Does your organization have information sharing policies and procedures in place? If so, are all employees aware of them? Effectively communicating all related policies and procedures is vital to developing an effective incident response program, Kim emphasized.
Fear of reporting a potential breach internally is something that occurs far too often, which is why both internal and external information sharing policies and procedures need to be in place and employees must be made aware of them. “Organizations need to create both a culture of information sharing where employees and contractors do not fear adverse consequences for reporting suspected incidents,” said Kim. “And just as information sharing needs to occur within the organization, there are times when the information needs to be communicated externally as well.”
If an incident has a significant impact on end users at an organization—or if the breach has been reported to media—following up with clear internal communications and guidelines for employees and contractors (after consulting with your legal team) is important so all individuals understand how to respond to potential inquiries that may come from clients or customers. “The right amount of communication and to whom should be determined on a case-by-case basis, depending upon the circumstances,” said Kim.

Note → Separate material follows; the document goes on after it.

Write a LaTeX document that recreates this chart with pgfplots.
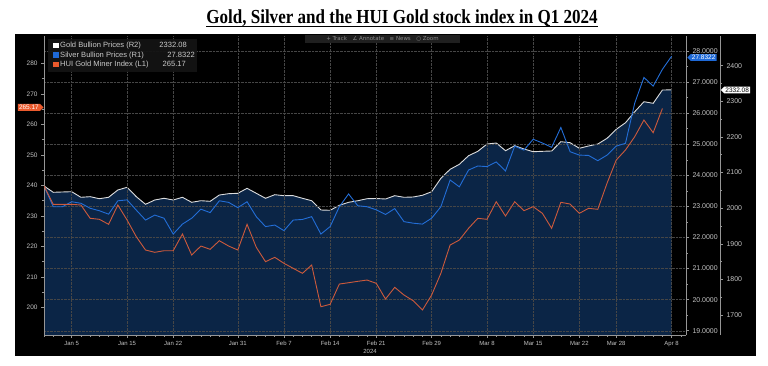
\documentclass[border=0pt]{standalone}
\usepackage{pgfplots}
\pgfplotsset{compat=1.18}
\usepackage{fontspec}
\setmainfont{Liberation Sans}
\newfontfamily\titlefont{Liberation Serif}
\newfontfamily\symfont{DejaVu Sans}
\usetikzlibrary{shapes.symbols}
\definecolor{navyfill}{RGB}{11,37,70}
\definecolor{goldline}{RGB}{220,220,220}
\definecolor{silverline}{RGB}{35,110,215}
\definecolor{huiline}{RGB}{205,90,60}
\definecolor{axisgray}{RGB}{150,150,150}
\definecolor{lblgray}{RGB}{195,195,195}
\definecolor{gridgray}{RGB}{70,70,70}
\definecolor{tagorange}{RGB}{235,90,45}
\definecolor{tagblue}{RGB}{30,105,215}
\pgfplotsset{bb/.style={
  scale only axis, height=299bp, at={(44bp,30bp)}, anchor=south west,
  xmin=0,
  axis line style={draw=axisgray, line width=0.6bp},
  tick style={draw=axisgray, line width=0.5bp},
  tick align=outside, major tick length=3bp, minor tick length=1.6bp,
  ticklabel style={text=lblgray},
  /pgf/number format/assume math mode=true,
  clip=true}}
\begin{document}
\begin{tikzpicture}[x=1bp,y=1bp]
\fill[white] (0,0) rectangle (768,365);
\node[anchor=base, inner sep=0pt] (title) at (402,342) {\scalebox{0.9}[1.05]{\titlefont\bfseries\fontsize{19}{22}\selectfont Gold, Silver and the HUI Gold stock index in Q1 2024}};
\draw[black, line width=1bp] ([yshift=-3.5bp]title.base west) -- ([yshift=-3.5bp]title.base east);
\fill[black] (15,9) rectangle (756,331);

% R2 : gold (area)
\begin{axis}[bb, width=676bp, xmax=73.24, ymin=1643.8, ymax=2483.4,
  axis x line=none, axis y line*=right, xtick=\empty,
  ytick={1700,1800,1900,2000,2100,2200,2300,2400},
  yticklabels={1700,1800,1900,2000,2100,2200,2300,2400},
  minor y tick num=1,
  yticklabel style={font=\fontsize{7}{8}\selectfont}]
\addplot[draw=none, fill=navyfill] coordinates {
(0,2062.2) (1,2044.5) (2,2045.4) (3,2046.2) (4,2030.5) (5,2032.2) (6,2026.5) (7,2030.5) (8,2051.0) (9,2058.5)
(10,2032.2) (11,2010.8) (12,2022.9) (13,2027.7) (14,2022.9) (15,2030.5) (16,2016.4) (17,2020.9) (18,2019.2) (19,2036.9)
(20,2040.6) (21,2041.7) (22,2055.7) (23,2041.7) (24,2027.7) (25,2037.8) (26,2035.0) (27,2035.0) (28,2027.7) (29,2020.9)
(30,1994.8) (31,1994.0) (32,2008.0) (33,2016.4) (34,2020.9) (35,2026.5) (36,2027.1) (37,2025.7) (38,2035.0) (39,2030.5)
(40,2031.3) (41,2036.1) (42,2046.2) (43,2083.8) (44,2109.1) (45,2123.1) (46,2147.3) (47,2159.6) (48,2180.1) (49,2182.9)
(50,2161.3) (51,2175.4) (52,2166.1) (53,2158.5) (54,2159.6) (55,2160.5) (56,2186.6) (57,2183.8) (58,2168.1) (59,2174.5)
(60,2180.1) (61,2196.1) (62,2221.4) (63,2239.9) (64,2270.8) (65,2298.9) (66,2294.4) (67,2331.8) (68,2332.08)
} \closedcycle;
\addplot[goldline, line width=0.9bp] coordinates {
(0,2062.2) (1,2044.5) (2,2045.4) (3,2046.2) (4,2030.5) (5,2032.2) (6,2026.5) (7,2030.5) (8,2051.0) (9,2058.5)
(10,2032.2) (11,2010.8) (12,2022.9) (13,2027.7) (14,2022.9) (15,2030.5) (16,2016.4) (17,2020.9) (18,2019.2) (19,2036.9)
(20,2040.6) (21,2041.7) (22,2055.7) (23,2041.7) (24,2027.7) (25,2037.8) (26,2035.0) (27,2035.0) (28,2027.7) (29,2020.9)
(30,1994.8) (31,1994.0) (32,2008.0) (33,2016.4) (34,2020.9) (35,2026.5) (36,2027.1) (37,2025.7) (38,2035.0) (39,2030.5)
(40,2031.3) (41,2036.1) (42,2046.2) (43,2083.8) (44,2109.1) (45,2123.1) (46,2147.3) (47,2159.6) (48,2180.1) (49,2182.9)
(50,2161.3) (51,2175.4) (52,2166.1) (53,2158.5) (54,2159.6) (55,2160.5) (56,2186.6) (57,2183.8) (58,2168.1) (59,2174.5)
(60,2180.1) (61,2196.1) (62,2221.4) (63,2239.9) (64,2270.8) (65,2298.9) (66,2294.4) (67,2331.8) (68,2332.08)
};
\end{axis}

% R1 : silver, with x axis and grid
\begin{axis}[bb, width=642bp, xmax=69.56, ymin=18.862, ymax=28.483,
  axis y line*=right, axis x line*=bottom,
  ytick={19,20,21,22,23,24,25,26,27,28},
  yticklabels={19.0000,20.0000,21.0000,22.0000,23.0000,24.0000,25.0000,26.0000,27.0000,28.0000},
  minor y tick num=1,
  xtick={3,9,14,21,26,31,36,42,48,53,58,62,68},
  xticklabels={Jan 5,Jan 15,Jan 22,Jan 31,Feb 7,Feb 14,Feb 21,Feb 29,Mar 8,Mar 15,Mar 22,Mar 28,Apr 8},
  minor xtick={0,1,...,69},
  xticklabel style={font=\fontsize{6}{7}\selectfont},
  yticklabel style={font=\fontsize{7}{8}\selectfont},
  xmajorgrids, ymajorgrids,
  grid style={draw=gridgray, densely dotted, line width=0.4bp}]
\addplot[silverline, line width=0.9bp] coordinates {
(0,23.66) (1,22.99) (2,22.99) (3,23.15) (4,23.10) (5,22.94) (6,22.86) (7,22.75) (8,23.18) (9,23.21)
(10,22.88) (11,22.56) (12,22.72) (13,22.62) (14,22.11) (15,22.43) (16,22.62) (17,22.91) (18,22.80) (19,23.18)
(20,23.13) (21,22.96) (22,23.15) (23,22.67) (24,22.35) (25,22.40) (26,22.22) (27,22.56) (28,22.58) (29,22.67)
(30,22.11) (31,22.35) (32,22.99) (33,23.40) (34,23.02) (35,22.99) (36,22.89) (37,22.74) (38,22.93) (39,22.51)
(40,22.46) (41,22.43) (42,22.62) (43,22.99) (44,23.85) (45,23.63) (46,24.17) (47,24.30) (48,24.28) (49,24.43)
(50,24.14) (51,24.94) (52,24.81) (53,25.16) (54,25.04) (55,24.90) (56,25.54) (57,24.76) (58,24.65) (59,24.64)
(60,24.47) (61,24.65) (62,24.94) (63,25.03) (64,26.32) (65,27.15) (66,26.87) (67,27.41) (68,27.8322)
};
\end{axis}

% L1 : HUI
\begin{axis}[bb, width=642bp, xmax=69.56, ymin=190.92, ymax=288.95,
  axis x line=none, axis y line*=left, xtick=\empty,
  ytick={200,210,220,230,240,250,260,270,280},
  yticklabels={200,210,220,230,240,250,260,270,280},
  minor y tick num=1,
  yticklabel style={font=\fontsize{6.5}{7.5}\selectfont}]
\addplot[huiline, line width=0.9bp] coordinates {
(0,239.77) (1,233.77) (2,233.77) (3,233.77) (4,233.54) (5,229.18) (6,228.85) (7,227.21) (8,233.54) (9,228.62)
(10,223.14) (11,218.78) (12,218.03) (13,218.55) (14,218.55) (15,224.03) (16,217.14) (17,220.09) (18,219.01) (19,221.83)
(20,220.09) (21,218.78) (22,227.21) (23,219.67) (24,214.95) (25,216.39) (26,214.42) (27,212.78) (28,211.14) (29,213.86)
(30,200.19) (31,200.98) (32,207.63) (33,208.06) (34,208.52) (35,208.94) (36,207.86) (37,202.71) (38,206.55) (39,204.03)
(40,202.16) (41,199.11) (42,204.03) (43,211.14) (44,220.42) (45,222.06) (46,225.90) (47,229.18) (48,228.85) (49,234.62)
(50,229.93) (51,234.62) (52,231.67) (53,232.98) (54,230.81) (55,225.90) (56,234.42) (57,233.86) (58,230.81) (59,232.45)
(60,232.13) (61,240.65) (62,248.29) (63,251.57) (64,255.93) (65,261.41) (66,257.24) (67,265.17)
};
\end{axis}

% year label
\node[text=lblgray, font=\fontsize{6}{7}\selectfont] at (370,14) {2024};

% toolbar
\fill[black!88] (305,322) rectangle (460,330);
\node[text=black!45, font=\symfont\fontsize{5.5}{6}\selectfont] at (382.5,326) {+ Track\quad ∠ Annotate\quad ≡ News\quad ○ Zoom};

% legend
\fill[black!92, opacity=0.95] (48,293) rectangle (197,326);
\fill[white] (53,317) rectangle (58.5,322.5);
\fill[tagblue] (53,307.5) rectangle (58.5,313);
\fill[tagorange] (53,298) rectangle (58.5,303.5);
\begin{scope}[every node/.style={text=lblgray!90!white, font=\fontsize{7.6}{8}\selectfont, inner sep=0pt}]
\node[anchor=base west] at (60,317.5) {Gold Bullion Prices (R2)};
\node[anchor=base west] at (60,308) {Silver Bullion Prices (R1)};
\node[anchor=base west] at (60,298.5) {HUI Gold Miner Index (L1)};
\node[anchor=base east] at (187,317.5) {2332.08};
\node[anchor=base east] at (195,308) {27.8322};
\node[anchor=base east] at (186,298.5) {265.17};
\end{scope}

% value tags
\node[signal, signal to=east, fill=tagorange, text=white, inner sep=1.2bp, font=\fontsize{6.5}{7}\selectfont, anchor=east] at (43.8,257.7) {265.17};
\node[signal, signal to=west, fill=tagblue, text=white, inner sep=1.2bp, font=\fontsize{6.5}{7}\selectfont, anchor=west] at (687,307.5) {27.8322};
\node[signal, signal to=west, fill=white, text=black, inner sep=1.2bp, font=\fontsize{6.5}{7}\selectfont, anchor=west] at (720.5,275) {2332.08};

\pgfresetboundingbox
\useasboundingbox (0,0) rectangle (768,365);
\end{tikzpicture}
\end{document}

“Ideally, the organization will already have a playbook which will set forth when certain types of communication is necessary, with whom and when. In the case of an especially sensitive situation involving a security incident, robust controls need to be in place to make sure that workforce members are keeping such information in strict confidence.”
Also important for the internal side of security incident response, is having drills in place to test your plan. The HIMSS Cybersecurity Survey, featuring the feedback of 166 information security leaders, showed that at least 70% of incidents originated by way of phishing emails. Carefully crafted phishing emails may cause even the most sophisticated recipient (including those on the IT security team) to be fooled and erroneously click or responding to such messages. How do we mitigate this serious threat?
Security awareness is oftentimes conducted at organizations only once a year. Organizations need to increase the frequency of security awareness training. Ideally, employees and contractors are trained on how to detect and respond to a phishing email. Reporting a phishing email to the appropriate point of contact on the IT security team should be easy for employees and contractors. Additionally, employees and contractors should regularly train with mock phishing exercises. Organizations should keep track of phishing metrics to accurately gauge whether the anti-phishing program is effective or whether it needs more improvement. An industry average for phishing is a click rate of 10%. Ideally, though, the phishing click rate should be lower than 10%.
It’s never too early to get the conversation about incident response started, with the ultimate goal of starting the conversation before it’s too late. By involving your entire organization in the plan, your incident response plan will be better positioned to act quickly to detect, contain and eradicate incidents.